Monday, December 3, 2007

Book Review: Tintin in The Congo by Herge

I am not a great fan of the Tintin series but bought this book, like many other readers, because of the controversy that surrounds it. There is a short introduction preceeding the story which explains, and attempts to apologise for, the less than flattering way in which native Africans are portrayed and the fact that Tintin goes around shooting at anything that moves. In reality the racial stereotypes are so ridiculous that surely they could cause little offense in today's world, and Tintin's attitude towards them simply comes across as foolish. Perhaps more disturbing is Tintin's attitude to wildlife, but again, in a more informed world his behaviour just strikes the reader as idiotic which does little to make the reader warm towards the character in this story.

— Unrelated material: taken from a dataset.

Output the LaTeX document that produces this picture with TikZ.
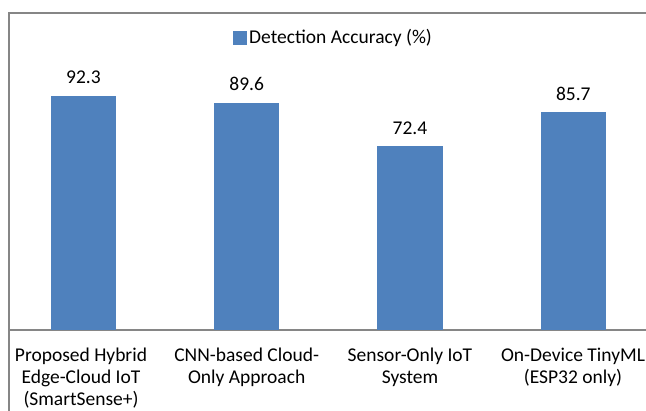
\documentclass[tikz,border=0pt]{standalone}
\usepackage{fontspec}
\setmainfont{Carlito}
\definecolor{barblue}{HTML}{4F81BD}
\definecolor{framegray}{HTML}{868686}
\begin{document}
\begin{tikzpicture}[x=1pt,y=-1pt,
  bar/.style={fill=barblue},
  frame/.style={draw=framegray,line width=1.3pt},
  lbl/.style={font=\fontsize{19.5}{22}\selectfont,align=center,inner sep=0pt,text=black}]
\useasboundingbox (0,0) rectangle (646,411);
\fill[white] (0,0) rectangle (646,411);
% frame and axis
\draw[frame] (9,411) -- (9,13) -- (646,13);
\draw[frame] (9,330) -- (646,330);
% bars (scale 2.538 px per %)
\fill[bar] (50.7,330) rectangle (116.2,95.7);
\fill[bar] (213.9,330) rectangle (279.4,102.6);
\fill[bar] (377.2,330) rectangle (442.7,146.2);
\fill[bar] (540.5,330) rectangle (606,112.5);
% value labels
\node[lbl] (v1) at (83.5,77) {92.3};
\node[lbl] (v2) at (246.7,84) {89.6};
\node[lbl] (v3) at (410,128) {72.4};
\node[lbl] (v4) at (573.3,94) {85.7};
% category labels
\node[lbl,anchor=north] (c1) at (81,348) {Proposed Hybrid\\Edge-Cloud IoT\\(SmartSense+)};
\node[lbl,anchor=north] (c2) at (246.7,348) {CNN-based Cloud-\\Only Approach};
\node[lbl,anchor=north] (c3) at (410,348) {Sensor-Only IoT\\System};
\node[lbl,anchor=north] (c4) at (573,348) {On-Device TinyML\\(ESP32 only)};
% legend
\fill[bar] (232.5,31.5) rectangle (246.5,45);
\node[lbl,anchor=west] (leg) at (249,38) {Detection Accuracy (\%)};
\end{tikzpicture}
\end{document}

Tintin in the Congo is quite lacking in story, with no real purpose from beginning to end, although a few little episodes are thrown in but not expanded fully and for me this book is not at all interesting. The only saving grace of Tintin in the Congo are the bright, colourful illustrations which will appeal to many people, particularly children. However, once again, I am not really a fan of Herge's drawings and together with the moribund dialogue and lack of story I don't rate this book very highly.

This book is for Tintin fans only and is of interest only because of its long-time ban: now Tintin fans can complete their collection. For others, I don't suggest reading this as your first Tintin story as it is poor in terms of plot and dialogue, and if you are easily offended then this is certainly a book to avoid.